15th May 2018 09:37
LONDON (Alliance News) - CYBG PLC, the owner of Clydesdale & Yorkshire bank brands in the UK, on Tuesday said it swung to a loss for the first half due to increased provisions for mis-selling of payment protection insurance.
For the six months to March-end, the company recorded a pretax loss of GBP95 million, compared with a profit of GBP46 million in the year earlier period, on a net interest income of GBP426 million and GBP411 million, respectively.
Exceptional costs relating to PPI totalled GBP220 million in the period, up sharply from GBP19 million a year ago. The lender has concluded that a further charge of GBP350 million will be required to close-out the PPI remediation programme.

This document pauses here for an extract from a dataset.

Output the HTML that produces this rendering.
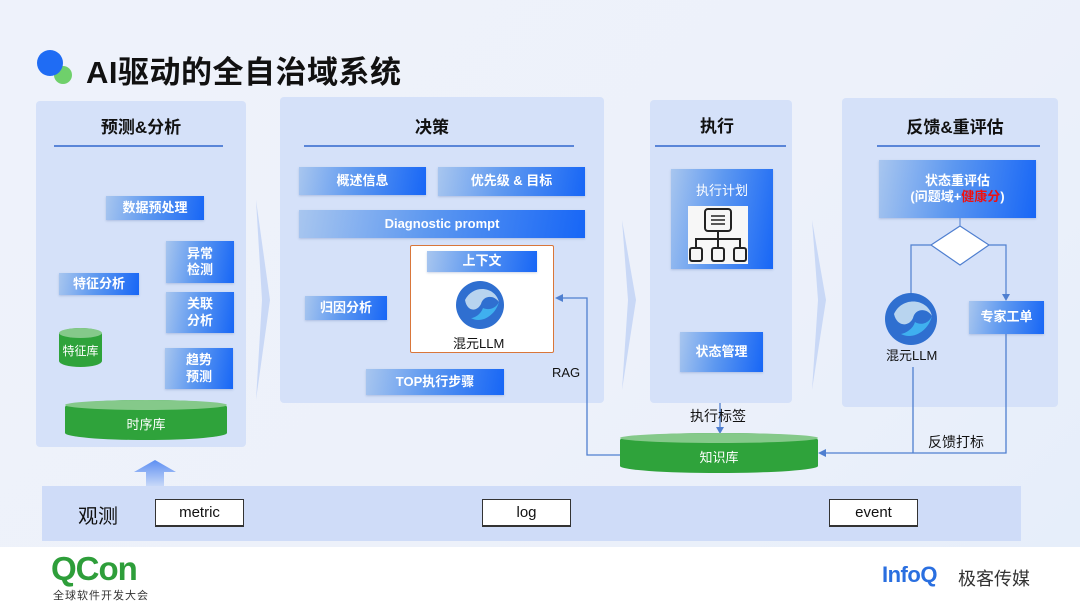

On an adjusted basis, CYBG recorded pretax profit of GBP158 million for the first half, compared with GBP123 million in the year ago period.
For 2018, the company expects net interest margin of 220 basis points and underlying costs of less than GBP640 million. Net interest margin for the first half stood at 2.18% versus 2.26%.
CYBG said its CET1 ratio on March 31 was 11.3%, down from 12.5% a year before.
"While the economic outlook remains uncertain, CYBG is well positioned to continue executing our existing strategy and to capture future growth opportunities across both our Retail and SME businesses in the year ahead," said Chief Executive David Duffy.
Shares in the company were trading 6.0% lower at 303.80 pence Tuesday morning.
CYBG last week made an GBP1.60 billion stock offer to acquire rival Virgin Money Holdings PLC in a bid to create "UK's leading challenger bank". Under the deal, CYBG offered to buy all Virgin Money's issued share capital at an exchange ratio of 1.1297 new CYBG shares per Virgin Money share. CYBG provided no update on the bid in Tuesday's statement.